Do we need leadership

In my last post I decried the very apparent lack of true leadership qualities in the Polidickheads who we've voted into office with metronomic regularity.

Now I ask the above question. Do we need leadership??

The American revolution against the relatively (compared to today) minor abuses of the colonists by the titular rulers in England was instigated by a minority (perhaps 30%) of the colonists who considered that they would not bow to those who would deny them the freedom to decide their own fate, or who told them that the state knew better than they what was good for them. Violating willy-nilly the very laws which citizens of England had secured by vigorous struggle hundreds of years before, rendering those laws inapplicable to the colonies.

So they fought, and won the defining struggle of their age, sparking short years later, in other countries, the same kinds of struggles.

Theirs was an age of thinkers. Unhampered by 24/7/365 noise from radio, TV, internet, and untold thousands of ad agencies telling them what they needed, they set out to establish a Republic, governed by laws, which supposedly would apply to all men equally. (we won't go into several of the hypocrisies in that last. Suffice it to say that we are still trying to overcome them)

These thinkers understood the differences between the Rule of Law and the Rule of the Mob. That's why we were given a Republic where the Rule of Law was supposed to be paramount.

But there is always a catch, it seems.

Alexis deTocqueville in his seminal work, Democracy In America written in the 1830s, believed that America’s version of democracy suffered from a fatal flaw, a flaw that derived from the American character itself.

DeToqueville observed that Americans had two conflicting desires: (1) The desire to be free, and (2) the desire to be led. It is America’s second desire that has now led to the undoing of the first.

Irrespective of America’s truly revolutionary Declaration of Independence and extraordinary Constitution, America today has become a debased mockery of the founding fathers’ original dream and the manifestation of DeToqueville’s dire predictions; and, this November, Americans will again go to the polls to choose “their masters”.

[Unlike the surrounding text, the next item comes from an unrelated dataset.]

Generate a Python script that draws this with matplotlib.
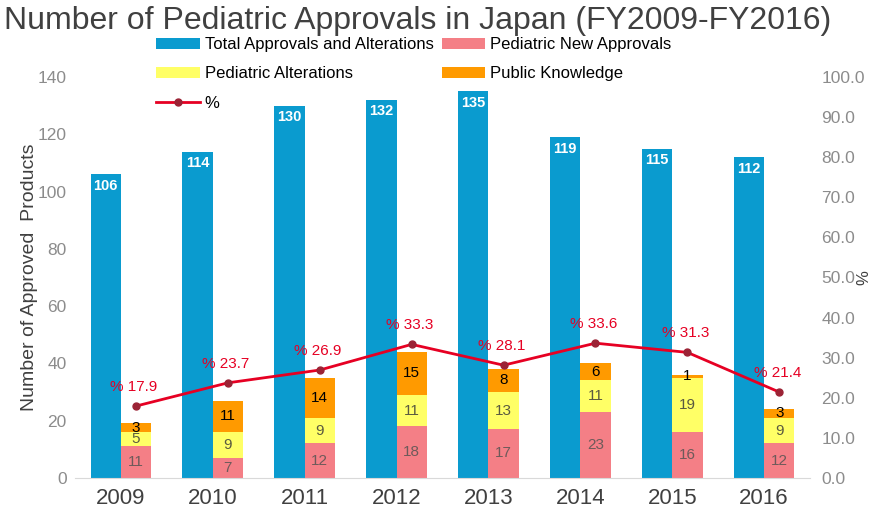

This is what DeToqueville said of the process:

It is in vain to summon a people, who have been rendered so dependent on the central power to choose from time to time the representatives of that power; this rare and brief exercise of their free choice, however important it may be, will not prevent them from gradually losing the faculties of thinking, feeling, and acting for themselves, and thus gradually falling below the level of humanity.

There are still may thinkers and doers in this country. The Internet acts as a forum to many of them. But, consider this. The media rails against the imposition of internet restrictions by China during the impending Olympics......and rightly so......but do little about the efforts by government here at home from trying to do the same.

Ultimately the free flow of information brought down the evil Empire of the old Soviet Union. Do you not think that our own rulers didn't see that and ponder the implications to themselves.

I am not saying Americans or others should not vote in elections; but, if they do, they should be cognizant of what they expect will be accomplished. Most Americans still hope their votes once every two or four years will correct the direction this once great nation has taken. They will not.

What will save us, if we are to be saved, is for free men and women to exercise their freedom, in all aspects of their lives, limiting, in as much as is possible in your own situation, the slavery they seek to impose on us.

Whether, or not, the handcuffs are lined with velvet.

1 comment:

Jean said...

I believe the individual in all of us should never be lost, nor the responsibilities that go with it.